PROMPT:
Quote exactly, and only, the lines from the one with "picture with matplotlib." down to the one with "plt.rcParams['font.family'] = ['Liberation", both included.

DATASET ENTRIES:
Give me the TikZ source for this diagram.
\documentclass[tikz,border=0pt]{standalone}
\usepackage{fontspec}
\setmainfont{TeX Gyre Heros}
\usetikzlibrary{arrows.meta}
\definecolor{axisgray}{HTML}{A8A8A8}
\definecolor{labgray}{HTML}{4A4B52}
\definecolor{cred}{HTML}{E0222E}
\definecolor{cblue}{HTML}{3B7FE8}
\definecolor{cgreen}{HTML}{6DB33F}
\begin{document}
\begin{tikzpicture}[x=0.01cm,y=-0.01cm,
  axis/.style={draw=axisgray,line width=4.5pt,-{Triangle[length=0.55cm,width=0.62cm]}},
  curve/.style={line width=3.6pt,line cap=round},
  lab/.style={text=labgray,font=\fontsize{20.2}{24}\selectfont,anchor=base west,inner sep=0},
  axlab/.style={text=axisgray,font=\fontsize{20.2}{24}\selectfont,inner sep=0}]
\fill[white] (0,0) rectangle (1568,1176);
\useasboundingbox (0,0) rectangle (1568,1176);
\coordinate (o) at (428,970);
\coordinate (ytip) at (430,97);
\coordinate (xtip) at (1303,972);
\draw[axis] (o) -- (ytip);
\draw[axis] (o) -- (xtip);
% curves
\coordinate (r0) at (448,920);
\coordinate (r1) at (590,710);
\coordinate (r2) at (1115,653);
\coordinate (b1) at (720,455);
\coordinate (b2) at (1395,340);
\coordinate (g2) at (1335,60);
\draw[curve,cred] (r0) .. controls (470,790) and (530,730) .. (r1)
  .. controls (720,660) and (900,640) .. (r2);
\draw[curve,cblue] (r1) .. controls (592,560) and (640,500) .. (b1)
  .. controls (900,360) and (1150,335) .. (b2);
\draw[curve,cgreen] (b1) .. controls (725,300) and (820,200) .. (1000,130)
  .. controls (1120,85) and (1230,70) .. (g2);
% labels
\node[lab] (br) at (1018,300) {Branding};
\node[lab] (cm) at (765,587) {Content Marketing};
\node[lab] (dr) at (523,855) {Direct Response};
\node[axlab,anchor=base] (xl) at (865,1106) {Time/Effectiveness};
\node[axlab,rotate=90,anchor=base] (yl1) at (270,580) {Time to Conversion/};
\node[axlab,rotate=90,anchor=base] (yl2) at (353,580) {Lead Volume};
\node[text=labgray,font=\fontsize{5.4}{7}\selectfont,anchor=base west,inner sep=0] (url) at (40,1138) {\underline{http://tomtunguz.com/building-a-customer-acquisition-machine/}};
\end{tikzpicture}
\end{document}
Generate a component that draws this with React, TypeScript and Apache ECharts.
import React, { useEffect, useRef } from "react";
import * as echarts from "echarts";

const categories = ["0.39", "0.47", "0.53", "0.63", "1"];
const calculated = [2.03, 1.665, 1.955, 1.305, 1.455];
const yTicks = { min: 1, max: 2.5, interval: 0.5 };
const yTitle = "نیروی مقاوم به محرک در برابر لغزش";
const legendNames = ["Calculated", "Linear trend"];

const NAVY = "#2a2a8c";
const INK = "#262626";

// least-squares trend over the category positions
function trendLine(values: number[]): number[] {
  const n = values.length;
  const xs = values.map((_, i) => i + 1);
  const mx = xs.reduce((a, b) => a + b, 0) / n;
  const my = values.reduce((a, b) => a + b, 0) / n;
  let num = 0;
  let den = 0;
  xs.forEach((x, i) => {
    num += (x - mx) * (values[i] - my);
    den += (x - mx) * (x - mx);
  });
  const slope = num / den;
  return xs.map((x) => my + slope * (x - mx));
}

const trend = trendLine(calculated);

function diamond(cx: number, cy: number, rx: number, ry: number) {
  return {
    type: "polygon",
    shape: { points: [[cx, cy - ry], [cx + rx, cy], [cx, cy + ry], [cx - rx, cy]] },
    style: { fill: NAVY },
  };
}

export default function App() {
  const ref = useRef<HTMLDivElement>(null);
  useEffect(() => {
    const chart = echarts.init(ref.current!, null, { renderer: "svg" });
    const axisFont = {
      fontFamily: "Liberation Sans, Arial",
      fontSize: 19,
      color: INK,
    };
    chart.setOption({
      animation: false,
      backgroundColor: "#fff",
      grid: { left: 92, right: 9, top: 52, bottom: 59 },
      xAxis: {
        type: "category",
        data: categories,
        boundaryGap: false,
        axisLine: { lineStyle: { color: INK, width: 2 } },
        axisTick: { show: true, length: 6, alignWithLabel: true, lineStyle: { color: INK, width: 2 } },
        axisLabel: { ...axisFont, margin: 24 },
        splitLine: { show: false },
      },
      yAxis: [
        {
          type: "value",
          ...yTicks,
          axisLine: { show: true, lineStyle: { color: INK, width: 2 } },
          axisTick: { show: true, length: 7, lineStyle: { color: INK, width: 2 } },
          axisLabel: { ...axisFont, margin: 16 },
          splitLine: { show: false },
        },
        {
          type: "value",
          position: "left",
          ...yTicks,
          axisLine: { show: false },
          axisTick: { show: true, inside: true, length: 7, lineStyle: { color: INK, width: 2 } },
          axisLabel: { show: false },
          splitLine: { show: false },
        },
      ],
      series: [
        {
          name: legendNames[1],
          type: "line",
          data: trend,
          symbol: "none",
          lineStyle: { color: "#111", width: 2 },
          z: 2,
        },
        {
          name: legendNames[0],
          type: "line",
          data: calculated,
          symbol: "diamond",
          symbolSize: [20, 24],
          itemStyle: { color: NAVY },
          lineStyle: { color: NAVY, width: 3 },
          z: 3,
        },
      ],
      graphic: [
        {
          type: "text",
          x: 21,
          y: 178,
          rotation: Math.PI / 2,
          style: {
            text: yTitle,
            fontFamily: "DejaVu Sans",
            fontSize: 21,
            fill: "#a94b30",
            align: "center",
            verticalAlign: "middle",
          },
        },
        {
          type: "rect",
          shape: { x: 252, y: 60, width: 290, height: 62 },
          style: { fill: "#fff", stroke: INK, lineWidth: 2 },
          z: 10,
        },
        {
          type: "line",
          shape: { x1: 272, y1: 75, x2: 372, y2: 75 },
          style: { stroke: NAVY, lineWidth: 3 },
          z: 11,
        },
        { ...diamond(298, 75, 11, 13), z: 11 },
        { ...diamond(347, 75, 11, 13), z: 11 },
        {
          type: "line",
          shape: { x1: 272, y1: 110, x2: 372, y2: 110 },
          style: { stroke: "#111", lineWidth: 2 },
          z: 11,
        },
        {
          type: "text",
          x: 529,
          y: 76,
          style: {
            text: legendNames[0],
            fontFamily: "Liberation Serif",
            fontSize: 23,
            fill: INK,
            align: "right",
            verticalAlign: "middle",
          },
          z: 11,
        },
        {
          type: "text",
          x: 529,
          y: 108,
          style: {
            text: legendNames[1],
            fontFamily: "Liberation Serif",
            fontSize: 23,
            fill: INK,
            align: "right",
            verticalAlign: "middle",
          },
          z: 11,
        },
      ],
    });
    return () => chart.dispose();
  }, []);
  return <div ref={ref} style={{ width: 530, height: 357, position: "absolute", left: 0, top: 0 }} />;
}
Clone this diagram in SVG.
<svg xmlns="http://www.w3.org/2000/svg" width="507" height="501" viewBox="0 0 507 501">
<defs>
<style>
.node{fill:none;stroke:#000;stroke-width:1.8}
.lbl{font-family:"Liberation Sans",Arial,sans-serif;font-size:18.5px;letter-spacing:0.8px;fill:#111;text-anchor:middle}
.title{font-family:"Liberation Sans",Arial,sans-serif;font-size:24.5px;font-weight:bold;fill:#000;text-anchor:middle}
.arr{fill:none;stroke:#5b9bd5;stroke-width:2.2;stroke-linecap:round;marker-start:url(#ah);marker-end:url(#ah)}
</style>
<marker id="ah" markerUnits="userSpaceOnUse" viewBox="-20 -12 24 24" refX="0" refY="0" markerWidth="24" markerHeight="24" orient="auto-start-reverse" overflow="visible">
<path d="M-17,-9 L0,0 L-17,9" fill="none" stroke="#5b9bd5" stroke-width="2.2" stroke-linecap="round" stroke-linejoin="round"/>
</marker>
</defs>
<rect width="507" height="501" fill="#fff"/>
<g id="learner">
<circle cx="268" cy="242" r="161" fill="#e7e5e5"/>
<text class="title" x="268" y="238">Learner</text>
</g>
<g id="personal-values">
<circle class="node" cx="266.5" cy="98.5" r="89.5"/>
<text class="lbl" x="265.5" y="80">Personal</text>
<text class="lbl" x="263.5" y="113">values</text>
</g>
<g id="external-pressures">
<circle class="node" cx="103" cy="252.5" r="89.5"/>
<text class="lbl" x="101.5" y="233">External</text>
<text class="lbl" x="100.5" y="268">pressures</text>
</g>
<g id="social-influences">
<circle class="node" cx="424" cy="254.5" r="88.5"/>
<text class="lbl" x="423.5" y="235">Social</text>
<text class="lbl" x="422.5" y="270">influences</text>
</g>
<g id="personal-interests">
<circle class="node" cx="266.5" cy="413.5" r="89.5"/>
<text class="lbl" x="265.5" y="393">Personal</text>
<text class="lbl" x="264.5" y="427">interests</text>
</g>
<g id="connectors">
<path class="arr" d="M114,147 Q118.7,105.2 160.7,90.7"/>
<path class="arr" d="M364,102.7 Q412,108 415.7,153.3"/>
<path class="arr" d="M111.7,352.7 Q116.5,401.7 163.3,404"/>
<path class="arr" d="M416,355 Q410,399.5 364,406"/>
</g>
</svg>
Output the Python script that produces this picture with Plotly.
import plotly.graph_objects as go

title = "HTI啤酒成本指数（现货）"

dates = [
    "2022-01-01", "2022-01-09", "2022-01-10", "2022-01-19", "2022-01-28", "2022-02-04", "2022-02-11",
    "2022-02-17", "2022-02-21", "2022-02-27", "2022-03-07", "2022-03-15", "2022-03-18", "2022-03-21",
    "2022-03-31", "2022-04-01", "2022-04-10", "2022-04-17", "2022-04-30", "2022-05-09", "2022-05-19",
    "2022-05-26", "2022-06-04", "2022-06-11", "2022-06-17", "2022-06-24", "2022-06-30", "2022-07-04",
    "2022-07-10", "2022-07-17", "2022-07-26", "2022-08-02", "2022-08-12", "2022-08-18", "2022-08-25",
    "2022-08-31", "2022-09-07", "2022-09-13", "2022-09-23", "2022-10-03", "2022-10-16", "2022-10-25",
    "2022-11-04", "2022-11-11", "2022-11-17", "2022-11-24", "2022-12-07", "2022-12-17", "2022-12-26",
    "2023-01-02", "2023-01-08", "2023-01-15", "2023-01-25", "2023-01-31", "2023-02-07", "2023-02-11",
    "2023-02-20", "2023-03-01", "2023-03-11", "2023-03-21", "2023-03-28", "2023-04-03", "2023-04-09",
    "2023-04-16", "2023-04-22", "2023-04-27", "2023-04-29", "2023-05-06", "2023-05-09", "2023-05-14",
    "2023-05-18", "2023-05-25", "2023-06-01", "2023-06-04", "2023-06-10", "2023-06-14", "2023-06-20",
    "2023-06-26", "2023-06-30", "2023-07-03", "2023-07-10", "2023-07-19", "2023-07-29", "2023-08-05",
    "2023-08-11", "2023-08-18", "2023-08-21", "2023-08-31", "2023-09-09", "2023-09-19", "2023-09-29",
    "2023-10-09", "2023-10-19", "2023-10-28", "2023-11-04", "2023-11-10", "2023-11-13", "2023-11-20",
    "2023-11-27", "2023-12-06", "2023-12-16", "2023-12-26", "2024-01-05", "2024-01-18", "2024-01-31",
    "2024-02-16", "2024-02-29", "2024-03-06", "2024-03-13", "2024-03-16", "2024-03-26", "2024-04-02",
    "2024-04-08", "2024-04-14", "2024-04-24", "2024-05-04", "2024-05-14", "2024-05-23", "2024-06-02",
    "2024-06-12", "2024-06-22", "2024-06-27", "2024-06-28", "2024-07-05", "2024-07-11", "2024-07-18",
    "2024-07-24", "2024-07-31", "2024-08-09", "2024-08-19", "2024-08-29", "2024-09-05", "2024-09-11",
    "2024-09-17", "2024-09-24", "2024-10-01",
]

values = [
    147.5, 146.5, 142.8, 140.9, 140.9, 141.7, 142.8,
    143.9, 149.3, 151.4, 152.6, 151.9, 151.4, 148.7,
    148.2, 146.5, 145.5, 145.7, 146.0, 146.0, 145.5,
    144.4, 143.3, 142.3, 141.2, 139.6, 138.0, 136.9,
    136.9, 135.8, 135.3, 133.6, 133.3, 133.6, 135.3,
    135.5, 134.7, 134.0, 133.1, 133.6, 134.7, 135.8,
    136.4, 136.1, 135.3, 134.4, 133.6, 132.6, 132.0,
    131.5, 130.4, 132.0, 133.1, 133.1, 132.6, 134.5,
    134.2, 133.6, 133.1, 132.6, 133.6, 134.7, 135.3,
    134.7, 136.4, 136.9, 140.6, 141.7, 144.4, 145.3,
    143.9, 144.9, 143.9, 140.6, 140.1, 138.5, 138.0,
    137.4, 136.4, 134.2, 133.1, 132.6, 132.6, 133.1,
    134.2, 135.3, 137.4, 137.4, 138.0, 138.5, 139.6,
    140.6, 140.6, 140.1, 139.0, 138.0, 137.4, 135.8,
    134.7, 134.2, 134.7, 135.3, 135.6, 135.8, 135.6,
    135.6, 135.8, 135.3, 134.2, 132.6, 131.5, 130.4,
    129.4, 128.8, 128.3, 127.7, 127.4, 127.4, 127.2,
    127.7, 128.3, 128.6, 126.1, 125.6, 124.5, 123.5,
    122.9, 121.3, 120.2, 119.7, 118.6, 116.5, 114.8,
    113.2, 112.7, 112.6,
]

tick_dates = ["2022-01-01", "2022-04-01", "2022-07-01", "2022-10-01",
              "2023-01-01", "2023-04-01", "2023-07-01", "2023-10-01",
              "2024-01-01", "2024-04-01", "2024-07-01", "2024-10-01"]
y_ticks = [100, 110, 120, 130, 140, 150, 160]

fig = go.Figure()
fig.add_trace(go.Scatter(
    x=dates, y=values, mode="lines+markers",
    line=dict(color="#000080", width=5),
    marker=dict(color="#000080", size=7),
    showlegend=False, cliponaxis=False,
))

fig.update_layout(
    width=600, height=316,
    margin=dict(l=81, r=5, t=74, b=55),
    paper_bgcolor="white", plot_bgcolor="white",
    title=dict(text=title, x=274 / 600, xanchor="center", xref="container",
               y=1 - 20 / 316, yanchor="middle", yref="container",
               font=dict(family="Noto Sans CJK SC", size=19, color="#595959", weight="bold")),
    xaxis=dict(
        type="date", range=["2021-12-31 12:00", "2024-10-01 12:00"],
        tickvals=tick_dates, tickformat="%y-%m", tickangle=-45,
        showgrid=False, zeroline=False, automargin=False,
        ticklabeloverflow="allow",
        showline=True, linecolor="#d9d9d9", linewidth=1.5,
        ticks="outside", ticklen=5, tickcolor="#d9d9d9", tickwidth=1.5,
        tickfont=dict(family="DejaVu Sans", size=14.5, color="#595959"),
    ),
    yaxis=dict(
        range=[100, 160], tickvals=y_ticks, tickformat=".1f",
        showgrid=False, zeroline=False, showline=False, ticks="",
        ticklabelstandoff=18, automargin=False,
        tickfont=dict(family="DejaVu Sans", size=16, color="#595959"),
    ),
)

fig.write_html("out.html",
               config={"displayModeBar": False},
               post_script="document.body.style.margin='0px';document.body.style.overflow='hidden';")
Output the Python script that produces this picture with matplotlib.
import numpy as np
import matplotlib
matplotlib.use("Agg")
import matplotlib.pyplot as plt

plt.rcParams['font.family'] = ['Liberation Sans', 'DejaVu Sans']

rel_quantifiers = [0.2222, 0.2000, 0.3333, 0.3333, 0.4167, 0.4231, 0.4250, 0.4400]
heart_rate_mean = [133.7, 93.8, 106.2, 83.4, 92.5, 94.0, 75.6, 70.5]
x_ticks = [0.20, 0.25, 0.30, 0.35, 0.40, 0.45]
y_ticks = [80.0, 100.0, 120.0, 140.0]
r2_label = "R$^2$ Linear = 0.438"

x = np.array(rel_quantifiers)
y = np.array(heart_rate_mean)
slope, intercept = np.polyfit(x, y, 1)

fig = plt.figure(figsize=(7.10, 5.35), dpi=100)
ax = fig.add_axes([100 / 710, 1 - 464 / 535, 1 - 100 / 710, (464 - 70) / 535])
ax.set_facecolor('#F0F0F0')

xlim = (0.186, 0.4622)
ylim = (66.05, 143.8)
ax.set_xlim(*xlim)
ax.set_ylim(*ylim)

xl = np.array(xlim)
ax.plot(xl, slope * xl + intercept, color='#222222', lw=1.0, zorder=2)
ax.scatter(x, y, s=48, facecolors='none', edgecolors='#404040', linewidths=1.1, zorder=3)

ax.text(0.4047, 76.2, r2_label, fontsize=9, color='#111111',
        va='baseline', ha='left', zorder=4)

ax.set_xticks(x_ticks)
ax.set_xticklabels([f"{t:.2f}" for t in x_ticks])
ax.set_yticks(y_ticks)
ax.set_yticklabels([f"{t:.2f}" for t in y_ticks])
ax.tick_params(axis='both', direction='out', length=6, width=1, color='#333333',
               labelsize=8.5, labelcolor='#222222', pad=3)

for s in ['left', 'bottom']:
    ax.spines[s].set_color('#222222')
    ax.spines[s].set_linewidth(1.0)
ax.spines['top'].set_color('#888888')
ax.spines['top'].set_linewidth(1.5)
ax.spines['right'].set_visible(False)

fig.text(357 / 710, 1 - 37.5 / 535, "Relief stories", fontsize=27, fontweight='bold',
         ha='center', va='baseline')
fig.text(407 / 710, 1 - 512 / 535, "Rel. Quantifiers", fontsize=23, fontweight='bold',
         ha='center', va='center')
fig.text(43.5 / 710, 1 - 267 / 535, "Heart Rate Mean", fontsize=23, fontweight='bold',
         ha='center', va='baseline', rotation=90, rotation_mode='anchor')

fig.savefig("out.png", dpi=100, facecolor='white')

RESPONSE:
Output the Python script that produces this picture with matplotlib.
import numpy as np
import matplotlib
matplotlib.use("Agg")
import matplotlib.pyplot as plt

plt.rcParams['font.family'] = ['Liberation Sans', 'DejaVu Sans']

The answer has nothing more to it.